The Aggies are balancing youth, inexperience and injuries at every position, and if they want to win out to make a bowl game, depth play will be the most important piece of the puzzle.
Tackling was bad
Florida ran for 291 yards, the fourth time this season the Aggies gave up 200-plus yards on the ground. The run defense has been the weakest link all season for A&M and has been targeted and exposed over recent weeks. Yet, against Florida, there was more defensive pressure and penetration into the backfield than earlier this season. The Aggies accrued eight tackles for loss on 50 rushing attempts.
The difference in Week 10, though, was that the tackling was at its worst all season. Despite often racing the Florida running backs in the backfield, A&M often failed to bring the runner down and allowed lots of yards after contact.
“We try to harp on that every day, every practice,” sophomore linebacker Edgerrin Cooper said. “That was our main thing was tackling, making sure we wrap up, and certain situations like that happened today and we just weren’t successful at it.”
Offense regressed in the second half
After opening up the game with a 14-point first quarter for just the second time all season, the first being the week before against Ole Miss, it felt like the team’s offensive woes had finally been solved and had become a thing of the past. However, the offensive seemed to regress back to the mean it had shown all season, and the Aggies sputtered out for a zero-point second-half showing.
Junior offensive lineman Layden Robinson attributed A&M’s second-half struggles to a mixture of Gators’ defensive game-planning and adjustments as well as the Aggies’ mental mistakes that cost them valuable yards.
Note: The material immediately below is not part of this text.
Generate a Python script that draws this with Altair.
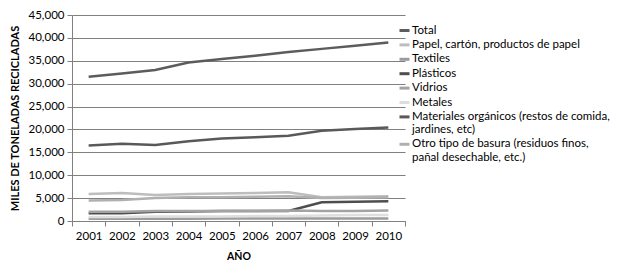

“I believe they came out the half with something different,” Robinson said, adding that Florida’s use of stunts and twists changed the game for A&M’s offensive line. “And, we were just shooting ourselves in the foot. Making [missed assignments,] mental mistakes … We had some plays that really could have hit for big yardage, but we just didn’t execute.”
The road to a bowl game continues to get steeper
As previously mentioned, the Aggies need to win the remaining three games this season to be eligible for a bowl game. On the schedule, A&M will travel to Auburn before coming home to close the season out with UMass and an LSU team that is currently ranked.
Heading into Auburn’s Week 10 game against Mississippi State, the Tigers are 3-5, have a 1-4 record in conference play and are riding a four-game losing streak. UMass has a Week 10 bye, but sits at 1-8 on the season. LSU, currently ranked No. 10 by the College Football Playoff Committee and No. 15 by the AP Poll, heads into its Week 10 game against Alabama with a 6-2 record, a 4-1 record in conference play and a two-game winning streak.
While bowl eligibility is certainly not out of the realm of possibility, having their backs against the wall makes the Aggies’ journey more difficult. A&M can not afford to slip up one more time or they will become ineligible for the postseason for the first time since 2008. Even with plenty of valid excuses, A&M fans expect results that the team has been unable to match so far this year.
“We’ll play hard, and we’ll practice hard,” Fisher said. “Auburn’s a tough place to play. Come back to UMass and LSU and get two home games, we’ll play for these seniors and play our tails off. The character of these guys, they’ll play.”